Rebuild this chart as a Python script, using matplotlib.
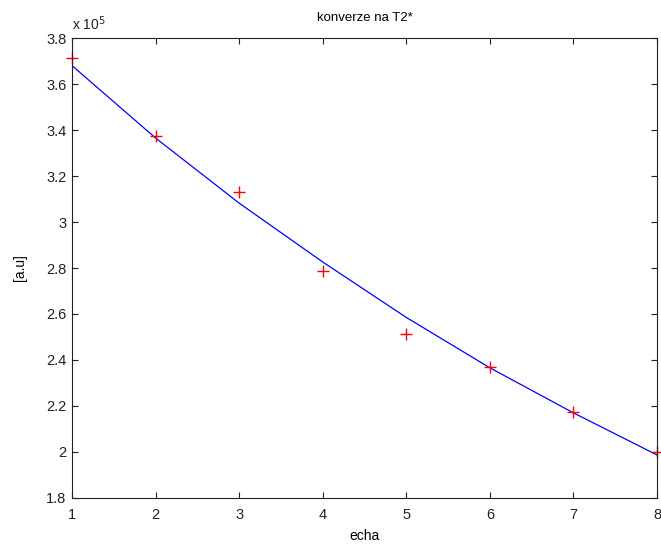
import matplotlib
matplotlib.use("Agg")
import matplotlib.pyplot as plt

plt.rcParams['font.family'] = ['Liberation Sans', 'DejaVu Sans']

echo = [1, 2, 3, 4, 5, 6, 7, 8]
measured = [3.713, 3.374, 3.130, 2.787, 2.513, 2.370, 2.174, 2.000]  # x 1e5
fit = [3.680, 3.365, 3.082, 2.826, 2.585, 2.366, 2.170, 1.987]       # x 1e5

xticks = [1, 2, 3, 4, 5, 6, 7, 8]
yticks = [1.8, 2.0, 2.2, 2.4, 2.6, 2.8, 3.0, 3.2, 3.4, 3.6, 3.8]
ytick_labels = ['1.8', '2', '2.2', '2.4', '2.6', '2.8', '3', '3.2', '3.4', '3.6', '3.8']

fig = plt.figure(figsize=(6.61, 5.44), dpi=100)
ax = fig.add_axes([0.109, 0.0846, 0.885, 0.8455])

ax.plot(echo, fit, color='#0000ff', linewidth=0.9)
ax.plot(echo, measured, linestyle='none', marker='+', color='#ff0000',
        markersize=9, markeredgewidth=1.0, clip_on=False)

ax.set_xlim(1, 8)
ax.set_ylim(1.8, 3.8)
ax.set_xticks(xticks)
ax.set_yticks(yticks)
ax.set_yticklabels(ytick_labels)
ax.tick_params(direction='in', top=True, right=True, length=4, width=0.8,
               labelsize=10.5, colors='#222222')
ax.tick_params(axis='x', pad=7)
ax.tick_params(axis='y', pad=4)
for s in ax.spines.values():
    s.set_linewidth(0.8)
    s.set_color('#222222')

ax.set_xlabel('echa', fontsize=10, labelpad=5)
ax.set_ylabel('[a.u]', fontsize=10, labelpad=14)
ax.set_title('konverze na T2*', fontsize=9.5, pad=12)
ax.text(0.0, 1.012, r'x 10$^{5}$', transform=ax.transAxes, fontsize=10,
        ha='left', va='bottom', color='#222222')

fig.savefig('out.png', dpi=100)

....................

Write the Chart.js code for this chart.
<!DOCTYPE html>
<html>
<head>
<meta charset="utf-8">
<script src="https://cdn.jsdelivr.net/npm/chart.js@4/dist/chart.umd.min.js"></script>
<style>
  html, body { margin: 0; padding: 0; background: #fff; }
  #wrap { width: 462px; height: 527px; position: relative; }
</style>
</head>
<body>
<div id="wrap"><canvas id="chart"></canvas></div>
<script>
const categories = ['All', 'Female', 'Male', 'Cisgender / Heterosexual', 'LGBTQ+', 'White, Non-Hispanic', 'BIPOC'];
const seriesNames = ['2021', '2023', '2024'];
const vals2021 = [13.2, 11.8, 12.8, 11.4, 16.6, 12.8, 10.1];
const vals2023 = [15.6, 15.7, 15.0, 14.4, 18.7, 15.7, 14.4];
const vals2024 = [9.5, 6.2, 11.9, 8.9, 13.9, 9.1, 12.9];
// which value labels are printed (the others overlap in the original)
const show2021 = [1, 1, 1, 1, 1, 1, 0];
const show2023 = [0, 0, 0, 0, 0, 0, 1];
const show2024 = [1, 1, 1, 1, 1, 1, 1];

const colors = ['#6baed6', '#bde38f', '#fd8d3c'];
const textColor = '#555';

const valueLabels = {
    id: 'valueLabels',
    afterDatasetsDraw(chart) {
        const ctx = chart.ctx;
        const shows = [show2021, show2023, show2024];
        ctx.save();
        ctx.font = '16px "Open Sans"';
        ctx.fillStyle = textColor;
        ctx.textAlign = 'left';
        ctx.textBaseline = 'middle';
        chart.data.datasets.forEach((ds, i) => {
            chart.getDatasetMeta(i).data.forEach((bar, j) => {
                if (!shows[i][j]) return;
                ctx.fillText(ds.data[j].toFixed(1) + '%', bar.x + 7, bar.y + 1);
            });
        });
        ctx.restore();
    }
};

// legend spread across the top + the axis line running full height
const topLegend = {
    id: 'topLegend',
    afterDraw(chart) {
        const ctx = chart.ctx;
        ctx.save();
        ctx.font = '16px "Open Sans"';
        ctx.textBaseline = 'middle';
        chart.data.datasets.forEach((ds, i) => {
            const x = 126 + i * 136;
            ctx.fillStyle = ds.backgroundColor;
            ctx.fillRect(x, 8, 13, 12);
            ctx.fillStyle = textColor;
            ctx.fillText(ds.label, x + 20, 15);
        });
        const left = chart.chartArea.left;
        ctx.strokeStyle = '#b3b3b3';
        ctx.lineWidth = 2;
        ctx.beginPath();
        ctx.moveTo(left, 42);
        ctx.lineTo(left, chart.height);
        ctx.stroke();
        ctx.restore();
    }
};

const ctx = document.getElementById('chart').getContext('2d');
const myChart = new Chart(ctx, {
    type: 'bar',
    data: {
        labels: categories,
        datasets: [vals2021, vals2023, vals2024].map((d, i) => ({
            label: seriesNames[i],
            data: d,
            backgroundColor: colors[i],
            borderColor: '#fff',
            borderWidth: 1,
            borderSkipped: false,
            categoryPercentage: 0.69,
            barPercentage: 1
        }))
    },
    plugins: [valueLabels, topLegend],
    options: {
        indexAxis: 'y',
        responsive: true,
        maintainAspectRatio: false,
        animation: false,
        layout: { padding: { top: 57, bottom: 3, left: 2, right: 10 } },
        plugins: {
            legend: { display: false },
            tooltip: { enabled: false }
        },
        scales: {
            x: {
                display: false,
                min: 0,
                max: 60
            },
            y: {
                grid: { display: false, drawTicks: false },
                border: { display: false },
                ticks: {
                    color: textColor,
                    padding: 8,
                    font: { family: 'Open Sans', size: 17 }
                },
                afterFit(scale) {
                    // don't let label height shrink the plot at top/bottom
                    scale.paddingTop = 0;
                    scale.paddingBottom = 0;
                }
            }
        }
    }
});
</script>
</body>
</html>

....................

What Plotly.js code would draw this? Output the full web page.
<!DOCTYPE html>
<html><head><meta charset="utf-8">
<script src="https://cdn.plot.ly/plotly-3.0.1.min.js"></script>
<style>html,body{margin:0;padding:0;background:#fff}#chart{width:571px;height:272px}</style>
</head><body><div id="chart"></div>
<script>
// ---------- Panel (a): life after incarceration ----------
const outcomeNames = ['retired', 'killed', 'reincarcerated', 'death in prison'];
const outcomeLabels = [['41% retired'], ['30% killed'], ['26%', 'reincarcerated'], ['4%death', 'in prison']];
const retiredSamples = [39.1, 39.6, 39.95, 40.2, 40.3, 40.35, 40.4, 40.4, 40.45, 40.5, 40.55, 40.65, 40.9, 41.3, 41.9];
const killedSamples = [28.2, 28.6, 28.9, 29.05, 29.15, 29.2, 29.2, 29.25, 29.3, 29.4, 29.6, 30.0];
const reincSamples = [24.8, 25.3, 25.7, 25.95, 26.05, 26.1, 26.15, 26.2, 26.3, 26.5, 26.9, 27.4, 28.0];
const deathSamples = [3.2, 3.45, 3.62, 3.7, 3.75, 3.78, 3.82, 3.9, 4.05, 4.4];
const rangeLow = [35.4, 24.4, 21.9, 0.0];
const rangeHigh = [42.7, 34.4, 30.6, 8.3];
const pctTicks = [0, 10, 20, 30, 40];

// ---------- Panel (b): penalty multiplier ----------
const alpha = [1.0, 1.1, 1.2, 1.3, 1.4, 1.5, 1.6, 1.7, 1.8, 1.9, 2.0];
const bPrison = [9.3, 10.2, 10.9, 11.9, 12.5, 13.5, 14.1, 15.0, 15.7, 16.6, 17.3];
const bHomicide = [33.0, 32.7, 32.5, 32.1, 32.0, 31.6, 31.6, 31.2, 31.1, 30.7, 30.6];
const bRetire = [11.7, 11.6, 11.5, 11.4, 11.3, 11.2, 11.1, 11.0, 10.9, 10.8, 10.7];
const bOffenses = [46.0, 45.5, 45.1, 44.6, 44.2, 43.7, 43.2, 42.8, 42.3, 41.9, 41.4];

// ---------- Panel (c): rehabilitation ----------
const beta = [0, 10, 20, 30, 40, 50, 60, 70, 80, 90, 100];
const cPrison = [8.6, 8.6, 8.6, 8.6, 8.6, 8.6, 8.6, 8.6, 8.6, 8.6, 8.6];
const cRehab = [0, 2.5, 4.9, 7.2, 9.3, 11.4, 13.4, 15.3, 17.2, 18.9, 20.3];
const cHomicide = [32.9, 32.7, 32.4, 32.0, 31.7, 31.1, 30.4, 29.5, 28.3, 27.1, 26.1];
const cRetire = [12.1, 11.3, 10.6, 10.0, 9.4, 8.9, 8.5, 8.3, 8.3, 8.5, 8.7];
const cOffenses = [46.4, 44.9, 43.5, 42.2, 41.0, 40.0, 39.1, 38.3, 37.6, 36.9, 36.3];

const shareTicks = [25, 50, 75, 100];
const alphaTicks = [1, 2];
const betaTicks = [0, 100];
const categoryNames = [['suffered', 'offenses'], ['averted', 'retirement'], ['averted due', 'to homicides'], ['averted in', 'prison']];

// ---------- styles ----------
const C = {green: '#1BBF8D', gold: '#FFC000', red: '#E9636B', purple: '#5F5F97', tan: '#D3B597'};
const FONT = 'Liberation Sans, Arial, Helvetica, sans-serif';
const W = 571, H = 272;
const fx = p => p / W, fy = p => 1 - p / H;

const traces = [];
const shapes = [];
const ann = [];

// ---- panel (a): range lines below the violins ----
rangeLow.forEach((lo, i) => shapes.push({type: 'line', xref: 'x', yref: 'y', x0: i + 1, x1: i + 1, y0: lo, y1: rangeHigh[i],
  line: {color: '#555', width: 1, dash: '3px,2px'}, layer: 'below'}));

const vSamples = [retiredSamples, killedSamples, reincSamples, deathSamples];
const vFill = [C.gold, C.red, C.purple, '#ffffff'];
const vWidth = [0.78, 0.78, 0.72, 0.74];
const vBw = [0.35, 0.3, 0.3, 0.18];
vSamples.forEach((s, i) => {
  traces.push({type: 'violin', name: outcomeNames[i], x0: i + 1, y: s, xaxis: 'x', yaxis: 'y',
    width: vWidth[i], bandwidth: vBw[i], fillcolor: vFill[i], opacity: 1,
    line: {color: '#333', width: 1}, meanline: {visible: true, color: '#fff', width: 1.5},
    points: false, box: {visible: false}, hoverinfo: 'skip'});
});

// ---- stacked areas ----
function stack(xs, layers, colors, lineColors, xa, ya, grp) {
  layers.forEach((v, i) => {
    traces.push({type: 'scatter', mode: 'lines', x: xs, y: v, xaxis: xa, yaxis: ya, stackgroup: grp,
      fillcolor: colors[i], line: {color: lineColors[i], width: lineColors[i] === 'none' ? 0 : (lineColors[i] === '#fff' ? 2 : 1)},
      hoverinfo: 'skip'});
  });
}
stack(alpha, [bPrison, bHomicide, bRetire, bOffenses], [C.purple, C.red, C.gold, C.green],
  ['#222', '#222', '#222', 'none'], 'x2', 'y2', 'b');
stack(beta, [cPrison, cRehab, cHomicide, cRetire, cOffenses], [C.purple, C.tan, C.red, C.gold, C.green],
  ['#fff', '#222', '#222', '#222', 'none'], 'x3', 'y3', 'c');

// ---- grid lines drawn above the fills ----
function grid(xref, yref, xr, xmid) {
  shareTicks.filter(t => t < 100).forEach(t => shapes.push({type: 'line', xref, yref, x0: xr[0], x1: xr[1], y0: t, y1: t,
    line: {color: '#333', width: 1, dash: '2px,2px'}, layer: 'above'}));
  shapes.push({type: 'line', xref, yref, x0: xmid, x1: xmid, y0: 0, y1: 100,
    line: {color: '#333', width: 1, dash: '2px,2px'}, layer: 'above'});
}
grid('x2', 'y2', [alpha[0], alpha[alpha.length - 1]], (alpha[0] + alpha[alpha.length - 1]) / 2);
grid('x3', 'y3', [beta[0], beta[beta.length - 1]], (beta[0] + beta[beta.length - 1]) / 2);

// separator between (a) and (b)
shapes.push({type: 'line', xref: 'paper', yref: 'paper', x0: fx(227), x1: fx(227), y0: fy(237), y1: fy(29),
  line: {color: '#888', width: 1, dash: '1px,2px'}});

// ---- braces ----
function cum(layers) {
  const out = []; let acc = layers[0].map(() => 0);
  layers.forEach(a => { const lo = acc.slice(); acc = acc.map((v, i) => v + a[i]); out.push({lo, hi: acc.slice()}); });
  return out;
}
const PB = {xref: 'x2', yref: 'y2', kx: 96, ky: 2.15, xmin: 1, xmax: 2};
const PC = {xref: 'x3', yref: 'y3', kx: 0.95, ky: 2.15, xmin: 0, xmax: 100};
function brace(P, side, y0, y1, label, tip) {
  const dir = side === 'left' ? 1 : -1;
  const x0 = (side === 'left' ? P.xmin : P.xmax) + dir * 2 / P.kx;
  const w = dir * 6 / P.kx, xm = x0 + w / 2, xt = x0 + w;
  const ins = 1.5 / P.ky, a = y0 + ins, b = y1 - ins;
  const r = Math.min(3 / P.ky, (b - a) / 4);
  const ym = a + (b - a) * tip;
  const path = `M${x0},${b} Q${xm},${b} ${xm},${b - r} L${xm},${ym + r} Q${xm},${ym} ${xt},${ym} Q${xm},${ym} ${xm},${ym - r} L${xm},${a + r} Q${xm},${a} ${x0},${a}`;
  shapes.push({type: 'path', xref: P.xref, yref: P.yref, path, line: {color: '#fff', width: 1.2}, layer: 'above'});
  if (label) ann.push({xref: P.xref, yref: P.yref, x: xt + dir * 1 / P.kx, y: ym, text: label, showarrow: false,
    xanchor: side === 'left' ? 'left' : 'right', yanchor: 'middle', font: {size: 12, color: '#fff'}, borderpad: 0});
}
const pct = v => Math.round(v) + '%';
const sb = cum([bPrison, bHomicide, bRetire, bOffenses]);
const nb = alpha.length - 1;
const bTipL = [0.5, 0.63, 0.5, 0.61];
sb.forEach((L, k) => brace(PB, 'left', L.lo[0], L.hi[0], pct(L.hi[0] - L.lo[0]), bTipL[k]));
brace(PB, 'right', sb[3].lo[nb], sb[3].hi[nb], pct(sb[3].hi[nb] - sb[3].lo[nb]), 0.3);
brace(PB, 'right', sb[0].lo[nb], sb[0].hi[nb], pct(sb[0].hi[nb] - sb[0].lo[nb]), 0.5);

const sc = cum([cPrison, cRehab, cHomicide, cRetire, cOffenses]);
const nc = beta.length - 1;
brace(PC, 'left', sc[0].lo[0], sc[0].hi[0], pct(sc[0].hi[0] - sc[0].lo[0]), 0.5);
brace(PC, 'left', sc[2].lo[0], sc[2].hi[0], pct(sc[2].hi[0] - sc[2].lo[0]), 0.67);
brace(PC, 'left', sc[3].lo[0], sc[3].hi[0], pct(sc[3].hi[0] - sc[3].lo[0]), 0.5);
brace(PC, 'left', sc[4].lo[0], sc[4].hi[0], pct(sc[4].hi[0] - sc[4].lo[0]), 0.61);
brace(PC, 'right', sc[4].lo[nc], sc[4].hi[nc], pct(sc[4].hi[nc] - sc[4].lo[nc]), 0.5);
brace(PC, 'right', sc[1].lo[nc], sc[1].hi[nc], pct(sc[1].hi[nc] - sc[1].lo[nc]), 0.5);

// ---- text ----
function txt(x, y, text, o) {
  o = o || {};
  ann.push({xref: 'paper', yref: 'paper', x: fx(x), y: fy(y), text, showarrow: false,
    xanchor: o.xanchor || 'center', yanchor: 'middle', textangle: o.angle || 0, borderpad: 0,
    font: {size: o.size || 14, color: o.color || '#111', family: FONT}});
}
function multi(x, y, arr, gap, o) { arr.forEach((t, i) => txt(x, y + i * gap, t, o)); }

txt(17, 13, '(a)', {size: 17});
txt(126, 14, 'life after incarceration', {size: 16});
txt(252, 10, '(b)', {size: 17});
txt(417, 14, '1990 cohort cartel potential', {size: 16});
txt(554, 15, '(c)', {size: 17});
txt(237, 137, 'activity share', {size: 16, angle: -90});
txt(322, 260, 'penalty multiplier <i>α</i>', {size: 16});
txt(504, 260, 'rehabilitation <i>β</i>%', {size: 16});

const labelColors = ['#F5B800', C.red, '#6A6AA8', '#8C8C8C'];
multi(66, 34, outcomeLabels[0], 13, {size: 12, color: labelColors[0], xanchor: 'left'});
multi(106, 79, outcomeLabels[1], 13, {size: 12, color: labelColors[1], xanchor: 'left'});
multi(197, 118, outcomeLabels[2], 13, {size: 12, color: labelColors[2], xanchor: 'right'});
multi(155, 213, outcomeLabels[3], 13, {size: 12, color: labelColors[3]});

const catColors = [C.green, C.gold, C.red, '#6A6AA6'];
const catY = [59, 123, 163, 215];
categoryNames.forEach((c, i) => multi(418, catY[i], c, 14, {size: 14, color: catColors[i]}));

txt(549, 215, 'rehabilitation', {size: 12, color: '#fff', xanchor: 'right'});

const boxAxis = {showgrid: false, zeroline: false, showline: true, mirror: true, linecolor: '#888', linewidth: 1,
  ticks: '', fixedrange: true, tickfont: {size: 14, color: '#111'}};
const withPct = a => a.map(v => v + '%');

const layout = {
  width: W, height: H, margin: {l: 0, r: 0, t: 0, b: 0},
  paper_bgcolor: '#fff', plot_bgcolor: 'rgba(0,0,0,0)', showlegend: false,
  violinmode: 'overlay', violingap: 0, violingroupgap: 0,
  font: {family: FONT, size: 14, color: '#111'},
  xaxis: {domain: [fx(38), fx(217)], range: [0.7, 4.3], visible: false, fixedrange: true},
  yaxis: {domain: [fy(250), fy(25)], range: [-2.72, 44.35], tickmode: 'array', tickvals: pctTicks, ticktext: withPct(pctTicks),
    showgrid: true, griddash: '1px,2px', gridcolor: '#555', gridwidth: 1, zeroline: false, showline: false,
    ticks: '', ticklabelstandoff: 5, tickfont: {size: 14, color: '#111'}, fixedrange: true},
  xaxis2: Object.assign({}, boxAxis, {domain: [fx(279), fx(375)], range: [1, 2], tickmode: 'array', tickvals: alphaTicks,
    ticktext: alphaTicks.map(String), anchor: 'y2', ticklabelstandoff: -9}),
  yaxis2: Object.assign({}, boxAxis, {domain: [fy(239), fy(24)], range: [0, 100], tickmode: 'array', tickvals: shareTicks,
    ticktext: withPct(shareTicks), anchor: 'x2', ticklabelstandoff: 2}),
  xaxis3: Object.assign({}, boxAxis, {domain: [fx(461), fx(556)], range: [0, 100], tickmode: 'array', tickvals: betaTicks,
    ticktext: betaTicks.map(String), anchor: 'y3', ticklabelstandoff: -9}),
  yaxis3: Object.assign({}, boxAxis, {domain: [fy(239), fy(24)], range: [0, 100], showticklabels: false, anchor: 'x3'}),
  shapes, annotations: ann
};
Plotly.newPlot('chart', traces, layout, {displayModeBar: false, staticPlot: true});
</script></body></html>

....................

#### Exercise directions:
Pictures excluded, retype exactly the lines running from the one with "Rebuild this chart" through the one with "fig.savefig('out.png', dpi=100)". Include both end lines and nothing more.

#### Result of the exercise:
Rebuild this chart as a Python script, using matplotlib.
import matplotlib
matplotlib.use("Agg")
import matplotlib.pyplot as plt

plt.rcParams['font.family'] = ['Liberation Sans', 'DejaVu Sans']

echo = [1, 2, 3, 4, 5, 6, 7, 8]
measured = [3.713, 3.374, 3.130, 2.787, 2.513, 2.370, 2.174, 2.000]  # x 1e5
fit = [3.680, 3.365, 3.082, 2.826, 2.585, 2.366, 2.170, 1.987]       # x 1e5

xticks = [1, 2, 3, 4, 5, 6, 7, 8]
yticks = [1.8, 2.0, 2.2, 2.4, 2.6, 2.8, 3.0, 3.2, 3.4, 3.6, 3.8]
ytick_labels = ['1.8', '2', '2.2', '2.4', '2.6', '2.8', '3', '3.2', '3.4', '3.6', '3.8']

fig = plt.figure(figsize=(6.61, 5.44), dpi=100)
ax = fig.add_axes([0.109, 0.0846, 0.885, 0.8455])

ax.plot(echo, fit, color='#0000ff', linewidth=0.9)
ax.plot(echo, measured, linestyle='none', marker='+', color='#ff0000',
        markersize=9, markeredgewidth=1.0, clip_on=False)

ax.set_xlim(1, 8)
ax.set_ylim(1.8, 3.8)
ax.set_xticks(xticks)
ax.set_yticks(yticks)
ax.set_yticklabels(ytick_labels)
ax.tick_params(direction='in', top=True, right=True, length=4, width=0.8,
               labelsize=10.5, colors='#222222')
ax.tick_params(axis='x', pad=7)
ax.tick_params(axis='y', pad=4)
for s in ax.spines.values():
    s.set_linewidth(0.8)
    s.set_color('#222222')

ax.set_xlabel('echa', fontsize=10, labelpad=5)
ax.set_ylabel('[a.u]', fontsize=10, labelpad=14)
ax.set_title('konverze na T2*', fontsize=9.5, pad=12)
ax.text(0.0, 1.012, r'x 10$^{5}$', transform=ax.transAxes, fontsize=10,
        ha='left', va='bottom', color='#222222')

fig.savefig('out.png', dpi=100)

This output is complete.